Retype only what runs from the first line of the listing to the line holding "var qTicks = [0, 1000, 2000];", both included. Do not retype the pictures.

╭──

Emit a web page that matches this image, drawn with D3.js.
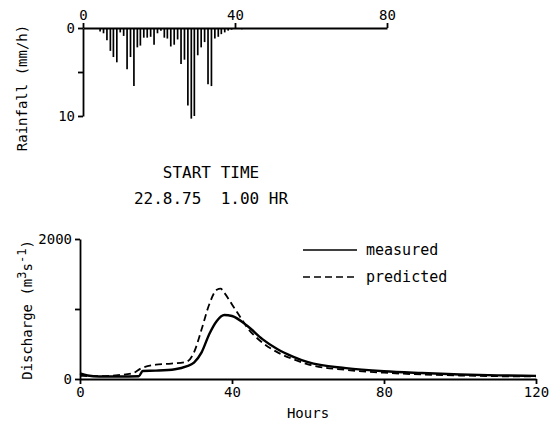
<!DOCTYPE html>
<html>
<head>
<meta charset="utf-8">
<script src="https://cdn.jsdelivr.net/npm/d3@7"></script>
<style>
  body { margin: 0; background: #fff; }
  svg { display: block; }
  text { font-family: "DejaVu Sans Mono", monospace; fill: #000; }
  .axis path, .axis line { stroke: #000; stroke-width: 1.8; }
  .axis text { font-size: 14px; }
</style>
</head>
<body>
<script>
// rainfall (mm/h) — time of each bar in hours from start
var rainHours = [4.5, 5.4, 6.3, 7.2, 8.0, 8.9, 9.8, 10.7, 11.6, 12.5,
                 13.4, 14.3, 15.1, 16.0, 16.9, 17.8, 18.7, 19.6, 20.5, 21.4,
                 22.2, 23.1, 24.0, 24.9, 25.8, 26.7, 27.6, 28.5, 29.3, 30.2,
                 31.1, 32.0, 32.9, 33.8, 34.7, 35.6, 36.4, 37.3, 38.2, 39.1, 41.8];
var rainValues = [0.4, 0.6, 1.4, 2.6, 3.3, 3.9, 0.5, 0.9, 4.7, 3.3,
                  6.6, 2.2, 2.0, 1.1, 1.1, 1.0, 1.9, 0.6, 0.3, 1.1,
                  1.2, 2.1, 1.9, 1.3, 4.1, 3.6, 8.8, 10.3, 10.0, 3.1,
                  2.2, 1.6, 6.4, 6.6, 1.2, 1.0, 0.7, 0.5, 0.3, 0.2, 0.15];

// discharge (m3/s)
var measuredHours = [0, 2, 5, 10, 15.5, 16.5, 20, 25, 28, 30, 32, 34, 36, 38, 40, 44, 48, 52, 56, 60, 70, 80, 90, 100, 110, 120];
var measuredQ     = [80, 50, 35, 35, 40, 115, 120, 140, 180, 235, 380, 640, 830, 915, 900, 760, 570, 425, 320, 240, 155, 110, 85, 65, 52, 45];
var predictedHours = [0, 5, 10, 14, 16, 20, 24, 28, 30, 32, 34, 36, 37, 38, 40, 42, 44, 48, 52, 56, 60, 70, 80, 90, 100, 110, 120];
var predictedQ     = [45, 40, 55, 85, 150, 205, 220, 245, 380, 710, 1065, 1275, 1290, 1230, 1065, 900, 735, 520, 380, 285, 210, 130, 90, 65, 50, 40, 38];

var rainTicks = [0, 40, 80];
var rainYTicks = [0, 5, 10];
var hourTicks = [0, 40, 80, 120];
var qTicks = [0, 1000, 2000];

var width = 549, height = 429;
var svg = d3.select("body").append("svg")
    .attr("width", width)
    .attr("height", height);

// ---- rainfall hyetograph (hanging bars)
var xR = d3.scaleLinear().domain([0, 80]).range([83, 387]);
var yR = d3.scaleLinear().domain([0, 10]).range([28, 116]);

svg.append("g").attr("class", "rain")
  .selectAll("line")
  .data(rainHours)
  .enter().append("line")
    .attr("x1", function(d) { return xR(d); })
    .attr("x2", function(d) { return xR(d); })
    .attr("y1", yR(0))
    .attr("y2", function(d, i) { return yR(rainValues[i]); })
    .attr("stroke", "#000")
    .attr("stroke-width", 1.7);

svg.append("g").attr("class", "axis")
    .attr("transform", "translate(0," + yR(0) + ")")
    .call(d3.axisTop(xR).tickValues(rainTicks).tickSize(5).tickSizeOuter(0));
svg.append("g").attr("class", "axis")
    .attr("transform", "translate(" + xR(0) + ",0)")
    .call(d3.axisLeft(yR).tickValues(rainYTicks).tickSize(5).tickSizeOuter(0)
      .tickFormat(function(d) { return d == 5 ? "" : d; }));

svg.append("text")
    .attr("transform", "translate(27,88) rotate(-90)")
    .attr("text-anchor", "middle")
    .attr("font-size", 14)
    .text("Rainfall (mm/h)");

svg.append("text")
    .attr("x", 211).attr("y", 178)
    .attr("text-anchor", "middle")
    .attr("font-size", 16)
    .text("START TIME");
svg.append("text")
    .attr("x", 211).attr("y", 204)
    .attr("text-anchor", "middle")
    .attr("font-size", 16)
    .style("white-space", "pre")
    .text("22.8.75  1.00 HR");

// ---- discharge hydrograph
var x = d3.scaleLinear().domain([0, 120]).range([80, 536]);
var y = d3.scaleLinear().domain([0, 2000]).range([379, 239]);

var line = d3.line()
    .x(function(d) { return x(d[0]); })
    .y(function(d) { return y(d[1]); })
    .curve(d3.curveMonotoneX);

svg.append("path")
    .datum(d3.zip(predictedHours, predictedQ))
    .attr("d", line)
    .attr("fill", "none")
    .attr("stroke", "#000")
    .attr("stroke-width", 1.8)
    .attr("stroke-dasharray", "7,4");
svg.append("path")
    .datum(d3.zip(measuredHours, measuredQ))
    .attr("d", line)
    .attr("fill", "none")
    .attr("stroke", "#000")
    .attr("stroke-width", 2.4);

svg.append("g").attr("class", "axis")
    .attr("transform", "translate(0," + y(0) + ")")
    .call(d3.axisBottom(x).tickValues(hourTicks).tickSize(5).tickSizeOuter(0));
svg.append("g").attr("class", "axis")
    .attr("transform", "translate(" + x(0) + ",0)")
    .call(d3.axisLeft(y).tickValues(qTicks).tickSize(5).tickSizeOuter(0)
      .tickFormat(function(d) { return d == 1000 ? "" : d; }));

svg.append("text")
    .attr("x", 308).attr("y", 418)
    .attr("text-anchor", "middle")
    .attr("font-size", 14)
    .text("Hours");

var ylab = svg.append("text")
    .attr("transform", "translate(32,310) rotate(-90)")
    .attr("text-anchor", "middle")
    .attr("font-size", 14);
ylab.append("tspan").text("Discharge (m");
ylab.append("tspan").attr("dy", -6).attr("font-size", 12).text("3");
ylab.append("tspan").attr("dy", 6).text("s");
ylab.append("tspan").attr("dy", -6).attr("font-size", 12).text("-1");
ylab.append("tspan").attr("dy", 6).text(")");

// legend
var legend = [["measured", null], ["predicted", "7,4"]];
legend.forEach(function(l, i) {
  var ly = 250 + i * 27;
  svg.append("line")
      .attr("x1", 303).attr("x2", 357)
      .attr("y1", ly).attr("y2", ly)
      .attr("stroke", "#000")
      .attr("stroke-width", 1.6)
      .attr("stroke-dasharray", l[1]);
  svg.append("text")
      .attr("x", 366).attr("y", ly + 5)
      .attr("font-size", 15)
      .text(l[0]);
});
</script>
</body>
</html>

╰──

#### [Final result]
Emit a web page that matches this image, drawn with D3.js.
<!DOCTYPE html>
<html>
<head>
<meta charset="utf-8">
<script src="https://cdn.jsdelivr.net/npm/d3@7"></script>
<style>
  body { margin: 0; background: #fff; }
  svg { display: block; }
  text { font-family: "DejaVu Sans Mono", monospace; fill: #000; }
  .axis path, .axis line { stroke: #000; stroke-width: 1.8; }
  .axis text { font-size: 14px; }
</style>
</head>
<body>
<script>
// rainfall (mm/h) — time of each bar in hours from start
var rainHours = [4.5, 5.4, 6.3, 7.2, 8.0, 8.9, 9.8, 10.7, 11.6, 12.5,
                 13.4, 14.3, 15.1, 16.0, 16.9, 17.8, 18.7, 19.6, 20.5, 21.4,
                 22.2, 23.1, 24.0, 24.9, 25.8, 26.7, 27.6, 28.5, 29.3, 30.2,
                 31.1, 32.0, 32.9, 33.8, 34.7, 35.6, 36.4, 37.3, 38.2, 39.1, 41.8];
var rainValues = [0.4, 0.6, 1.4, 2.6, 3.3, 3.9, 0.5, 0.9, 4.7, 3.3,
                  6.6, 2.2, 2.0, 1.1, 1.1, 1.0, 1.9, 0.6, 0.3, 1.1,
                  1.2, 2.1, 1.9, 1.3, 4.1, 3.6, 8.8, 10.3, 10.0, 3.1,
                  2.2, 1.6, 6.4, 6.6, 1.2, 1.0, 0.7, 0.5, 0.3, 0.2, 0.15];

// discharge (m3/s)
var measuredHours = [0, 2, 5, 10, 15.5, 16.5, 20, 25, 28, 30, 32, 34, 36, 38, 40, 44, 48, 52, 56, 60, 70, 80, 90, 100, 110, 120];
var measuredQ     = [80, 50, 35, 35, 40, 115, 120, 140, 180, 235, 380, 640, 830, 915, 900, 760, 570, 425, 320, 240, 155, 110, 85, 65, 52, 45];
var predictedHours = [0, 5, 10, 14, 16, 20, 24, 28, 30, 32, 34, 36, 37, 38, 40, 42, 44, 48, 52, 56, 60, 70, 80, 90, 100, 110, 120];
var predictedQ     = [45, 40, 55, 85, 150, 205, 220, 245, 380, 710, 1065, 1275, 1290, 1230, 1065, 900, 735, 520, 380, 285, 210, 130, 90, 65, 50, 40, 38];

var rainTicks = [0, 40, 80];
var rainYTicks = [0, 5, 10];
var hourTicks = [0, 40, 80, 120];
var qTicks = [0, 1000, 2000];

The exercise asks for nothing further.